…Физические силы наши убывали с каждым часом.
Я лежал, как пласт, не мог двинуть ни рукой, ни ногой. Лейзер был старше меня и крепче, но и он свалился, задыхались в нашей клетке от смрада. К зловонию собственных испражнений прибавилось теперь такое, с которым никогда человеческое обояние свыкнуться не может, — труп Исаака стал разлагаться и смердить.
Не могу сказать точно, когда и каким образом это произошло, — когда я открыл глаза, я увидел свет, на который не мог смотреть без боли. Я лежал на чистой и мягкой постели, в большой, светлой комнате. Мне сказали, что я лежу в госпитале.
Здесь я быстро стал возвращаться к жизни. От Лейзера, который также был тут, я узнал, что приезжал какой-то важный начальник, какой-то инспектор и, узнав обо всех ужасах, творившихся над еврейскими мальчиками, приказал все это прекратить. Все мальчики, признавшие себя крещеными, теперь от крещения отказались.
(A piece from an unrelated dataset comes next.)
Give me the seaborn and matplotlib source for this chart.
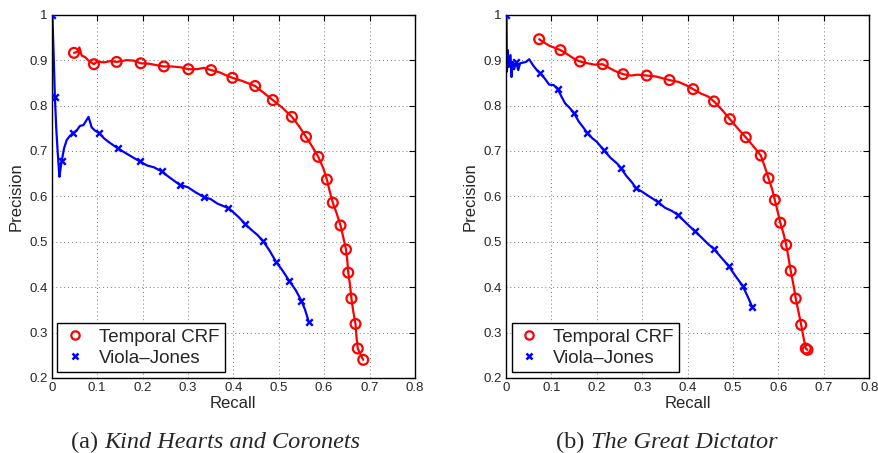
import numpy as np
import pandas as pd
import matplotlib
matplotlib.use("Agg")
import matplotlib.pyplot as plt
from matplotlib.lines import Line2D
import seaborn as sns

# ---------------- data ----------------
# (a) Kind Hearts and Coronets
a_crf_line_x = [0.049,0.056,0.061,0.066,0.073,0.080,0.093,0.100,0.115,0.130,0.143,0.165,0.180,0.196,0.215,0.230,0.247,0.265,0.285,0.301,0.320,0.335,0.351,0.370,0.385,0.398,0.420,0.448,0.467,0.487,0.508,0.529,0.545,0.560,0.574,0.587,0.598,0.606,0.612,0.619,0.628,0.636,0.642,0.648,0.651,0.653,0.657,0.660,0.664,0.669,0.671,0.674,0.680,0.686]
a_crf_line_y = [0.916,0.918,0.928,0.910,0.907,0.900,0.891,0.897,0.895,0.898,0.896,0.900,0.899,0.893,0.892,0.889,0.886,0.886,0.884,0.880,0.880,0.883,0.878,0.873,0.866,0.861,0.854,0.843,0.828,0.812,0.795,0.775,0.754,0.731,0.709,0.687,0.662,0.637,0.612,0.586,0.561,0.536,0.510,0.483,0.458,0.432,0.404,0.375,0.347,0.319,0.292,0.265,0.252,0.240]
a_crf_mark_x = [0.049,0.093,0.143,0.196,0.247,0.301,0.351,0.398,0.448,0.487,0.529,0.560,0.587,0.606,0.619,0.636,0.648,0.653,0.660,0.669,0.674,0.686]
a_crf_mark_y = [0.916,0.891,0.896,0.893,0.886,0.880,0.878,0.861,0.843,0.812,0.775,0.731,0.687,0.637,0.586,0.536,0.483,0.432,0.375,0.319,0.265,0.240]

a_vj_line_x = [0.0015,0.004,0.007,0.010,0.013,0.017,0.020,0.022,0.027,0.033,0.040,0.048,0.055,0.062,0.070,0.081,0.088,0.095,0.104,0.115,0.125,0.135,0.145,0.160,0.175,0.194,0.210,0.225,0.242,0.255,0.270,0.283,0.300,0.315,0.336,0.350,0.365,0.389,0.400,0.413,0.426,0.440,0.453,0.466,0.480,0.494,0.508,0.523,0.537,0.550,0.558,0.566]
a_vj_line_y = [1.000,0.920,0.819,0.750,0.700,0.643,0.665,0.677,0.705,0.724,0.733,0.740,0.745,0.755,0.757,0.775,0.752,0.745,0.740,0.728,0.720,0.713,0.706,0.697,0.688,0.677,0.668,0.664,0.655,0.645,0.634,0.625,0.620,0.610,0.598,0.594,0.584,0.574,0.565,0.553,0.539,0.526,0.515,0.501,0.480,0.456,0.437,0.414,0.394,0.370,0.350,0.324]
a_vj_mark_x = [0.0015,0.007,0.022,0.048,0.104,0.145,0.194,0.242,0.283,0.336,0.389,0.426,0.466,0.494,0.523,0.550,0.566]
a_vj_mark_y = [1.000,0.819,0.677,0.740,0.740,0.706,0.677,0.655,0.625,0.598,0.574,0.539,0.501,0.456,0.414,0.370,0.324]

# (b) The Great Dictator
b_crf_line_x = [0.073,0.085,0.095,0.105,0.120,0.135,0.150,0.163,0.180,0.195,0.213,0.225,0.240,0.258,0.275,0.290,0.310,0.330,0.345,0.360,0.380,0.398,0.412,0.430,0.445,0.458,0.476,0.493,0.510,0.528,0.545,0.561,0.570,0.578,0.586,0.592,0.598,0.604,0.611,0.617,0.622,0.627,0.633,0.638,0.644,0.650,0.655,0.660,0.664]
b_crf_line_y = [0.946,0.938,0.932,0.928,0.922,0.913,0.903,0.897,0.893,0.890,0.891,0.884,0.876,0.869,0.866,0.868,0.866,0.864,0.860,0.856,0.852,0.844,0.836,0.826,0.820,0.809,0.790,0.770,0.750,0.730,0.710,0.690,0.665,0.640,0.616,0.592,0.567,0.542,0.518,0.493,0.465,0.436,0.405,0.375,0.346,0.317,0.290,0.265,0.262]
b_crf_mark_x = [0.073,0.120,0.163,0.213,0.258,0.310,0.360,0.412,0.458,0.493,0.528,0.561,0.578,0.592,0.604,0.617,0.627,0.638,0.650,0.660,0.664]
b_crf_mark_y = [0.946,0.922,0.897,0.891,0.869,0.866,0.856,0.836,0.809,0.770,0.730,0.690,0.640,0.592,0.542,0.493,0.436,0.375,0.317,0.265,0.262]

b_vj_line_x = [0.001,0.002,0.004,0.006,0.010,0.012,0.015,0.018,0.022,0.027,0.031,0.044,0.051,0.060,0.068,0.075,0.085,0.095,0.105,0.114,0.122,0.130,0.140,0.150,0.160,0.170,0.179,0.190,0.200,0.216,0.230,0.245,0.253,0.265,0.278,0.286,0.300,0.315,0.334,0.350,0.365,0.379,0.395,0.416,0.430,0.445,0.457,0.470,0.490,0.505,0.521,0.532,0.542]
b_vj_line_y = [1.000,0.875,0.922,0.885,0.911,0.863,0.896,0.880,0.896,0.878,0.893,0.896,0.902,0.888,0.878,0.871,0.860,0.846,0.845,0.836,0.820,0.805,0.795,0.783,0.765,0.752,0.740,0.728,0.720,0.701,0.685,0.672,0.662,0.645,0.630,0.618,0.610,0.600,0.588,0.575,0.568,0.559,0.543,0.523,0.510,0.495,0.485,0.470,0.447,0.425,0.403,0.380,0.357]
b_vj_mark_x = [0.001,0.022,0.075,0.114,0.150,0.179,0.216,0.253,0.286,0.334,0.379,0.416,0.457,0.490,0.521,0.542]
b_vj_mark_y = [1.000,0.896,0.871,0.836,0.783,0.740,0.701,0.662,0.618,0.588,0.559,0.523,0.485,0.447,0.403,0.357]

series_labels = ["Temporal CRF", "Viola\u2013Jones"]
x_ticks = [0, 0.1, 0.2, 0.3, 0.4, 0.5, 0.6, 0.7, 0.8]
x_ticklabels = ["0", "0.1", "0.2", "0.3", "0.4", "0.5", "0.6", "0.7", "0.8"]
y_ticks = [0.2, 0.3, 0.4, 0.5, 0.6, 0.7, 0.8, 0.9, 1.0]
y_ticklabels = ["0.2", "0.3", "0.4", "0.5", "0.6", "0.7", "0.8", "0.9", "1"]
captions = [("(a) ", "Kind Hearts and Coronets"), ("(b) ", "The Great Dictator")]

# ---------------- style ----------------
sns.set_theme(style="white")
plt.rcParams['font.family'] = ['Liberation Sans', 'DejaVu Sans']

RED = "#ff0000"
BLUE = "#0000ff"

fig = plt.figure(figsize=(8.79, 4.53), dpi=100)
axes = [fig.add_axes([51.7/879, 75/453, 363.3/879, 363.3/453]),
        fig.add_axes([506/879, 75/453, 363.3/879, 363.3/453])]

panels = [
    (a_crf_line_x, a_crf_line_y, a_crf_mark_x, a_crf_mark_y,
     a_vj_line_x, a_vj_line_y, a_vj_mark_x, a_vj_mark_y),
    (b_crf_line_x, b_crf_line_y, b_crf_mark_x, b_crf_mark_y,
     b_vj_line_x, b_vj_line_y, b_vj_mark_x, b_vj_mark_y),
]

for ax, (clx, cly, cmx, cmy, vlx, vly, vmx, vmy) in zip(axes, panels):
    ax.grid(True, linestyle=(0, (1, 3)), color="#777777", linewidth=0.7)
    ax.set_axisbelow(True)
    sns.lineplot(x=vlx, y=vly, ax=ax, sort=False, estimator=None, color=BLUE, linewidth=1.6)
    sns.lineplot(x=clx, y=cly, ax=ax, sort=False, estimator=None, color=RED, linewidth=1.6)
    sns.scatterplot(x=vmx, y=vmy, ax=ax, marker="x", color=BLUE, s=22, linewidth=1.7, zorder=4)
    sns.scatterplot(x=cmx, y=cmy, ax=ax, marker="o", facecolors="none", edgecolor=RED, s=50, linewidth=1.6, zorder=4)
    ax.set_xlim(0, 0.8)
    ax.set_ylim(0.2, 1.0)
    ax.set_xticks(x_ticks)
    ax.set_xticklabels(x_ticklabels)
    ax.set_yticks(y_ticks)
    ax.set_yticklabels(y_ticklabels)
    ax.tick_params(direction="in", top=True, right=True, length=4, width=0.8,
                   labelsize=9.5, color="black", pad=3)
    for sp in ax.spines.values():
        sp.set_color("black")
        sp.set_linewidth(1.0)
        sp.set_visible(True)
    ax.set_xlabel("Recall", fontsize=12, labelpad=1)
    ax.set_ylabel("Precision", fontsize=12, labelpad=4)
    handles = [Line2D([], [], linestyle="none", marker="o", markerfacecolor="none",
                      markeredgecolor=RED, markersize=6, markeredgewidth=1.6),
               Line2D([], [], linestyle="none", marker="x", color=BLUE,
                      markersize=4.5, markeredgewidth=1.8)]
    leg = ax.legend(handles, series_labels, loc="lower left", fontsize=13.5,
                    frameon=True, fancybox=False, framealpha=1, edgecolor="black",
                    borderpad=0.3, handlelength=1.3, handletextpad=0.6,
                    labelspacing=0.2, borderaxespad=0.3)
    leg.get_frame().set_linewidth(1.0)

# captions: regular "(a) " followed by italic title, centred
centers = [216/879, 667/879]
base_y = 5/453
fig.canvas.draw()
renderer = fig.canvas.get_renderer()
for (pre, title), cx in zip(captions, centers):
    t1 = fig.text(0, base_y, pre, fontsize=17.5, family="Liberation Serif", va="baseline")
    t2 = fig.text(0, base_y, title, fontsize=17.5, family="Liberation Serif",
                  style="italic", va="baseline")
    w1 = t1.get_window_extent(renderer).width / fig.bbox.width
    w2 = t2.get_window_extent(renderer).width / fig.bbox.width
    x0 = cx - (w1 + w2) / 2
    t1.set_x(x0)
    t2.set_x(x0 + w1)

fig.savefig("out.png", dpi=100)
Когда я выздоровел, меня назначили в первый кантонистский эскадрон «3-го кирасирского принца Вильгельма полка», и я был отправлен в деревню Шульгинку, где был расквартирован этот эскадрон.
— Вот тебе записка, — сказал мне ротный вахмистр, человек низенького роста, по наружности напоминавший лису, — ты грамотен?
— Никак нет, господин вахмистр.
— Так вот тут написано: «Иван Никифоров Солоха». К нему отправишься, так как у него будешь квартировать. Понял?
— Так точно, господин вахмистр.
Я отправился в деревню отыскивать Солоху.
Иван Солоха, кряжистый седоусый хохол и жена его, дебелая бодрая старуха Марфа, встретили меня недружелюбно и не хотели пускать в хату. Но потом, разговорившись, согласились принять в постояльцы.
Я получил обмундирование и 45 коп. ассигнациями жалованья за треть года вперед. Деньги эти предназначались кантонисту на щетки, сапожную ваксу, иголки и нитки для починки, на мыло для бани и стирки белья, и для всех прочих надобностей. Я стал обзаводиться хозяйством с бережливостью, к которой я привык с детства…
Имело влияние и то обстоятельство, что я обязан был содержать в строгом порядке свое обмундирование. Под страхом сурового наказания надо было быть опрятным. Сапоги должны были быть всегда с таким глянцем, чтобы в них можно было смотреться, словно в зеркало. Рейтузы, мундир, каска, все должно было быть всегда новым, без единого пятнышка. Лицо должно было быть чисто, зубы вычищены, рот без скверного запаха.
Для многих эти обязанности были большой обузой. Меня же они не обременяли, так как дома меня приучили к опрятности.
Жизнь кантониста состояла из одних только обязанностей, прав же не было никаких.
Кантонист обязан был рано ложиться спать, хорошо выспаться и рано встать, к семи часам быть в школе, иметь бодрый, здоровый вид; быть прилежным и ловким в фехтовании, гимнастике, маршировке, верховой езде, в плаваньи с ружьем в руке, быть внимательным и успешно заниматься по русскому языку, арифметике, закону божьему. После обеда на квартире он обязан был готовить уроки, а потом приводить в порядок свое платье и амуницию. Так проходили день и ночь.
Впереди была 25-летняя служба, полжизни, и сутки имели значение капли в море. Поэтому надо было так устроиться, чтобы выгадать хоть немного свободного времени для себя. Я исправно и точно исполнял свои обязанности, и меня оставляли в покое. Только таким образом у меня оставался иногда свободный час, другой.
За короткое время я освоился с положением. Жизнь моя наладилась.
Хозяева мои были зажиточны и бездетны. Я им полюбился. Они предоставили в мое распоряжение чистенькую горницу. Я убрал ее по своему вкусу: каждая вещь лежала на своем месте, чистота и опрятность радовали глаз.
Я увидел, что на казенном жалованье не приобретешь и доли того, в чем я имел потребность. И я начал изыскивать средства, источник заработка. Я мог шить, мог чинить. Это уменье сделалось моим подсобным промыслом. Я брал починки, и вечерами зарабатывал понемножку. Мне необходимо было выучиться шить рейтузы и мундир. Для этого в свободное время я захаживал в швальню и там исподволь учился.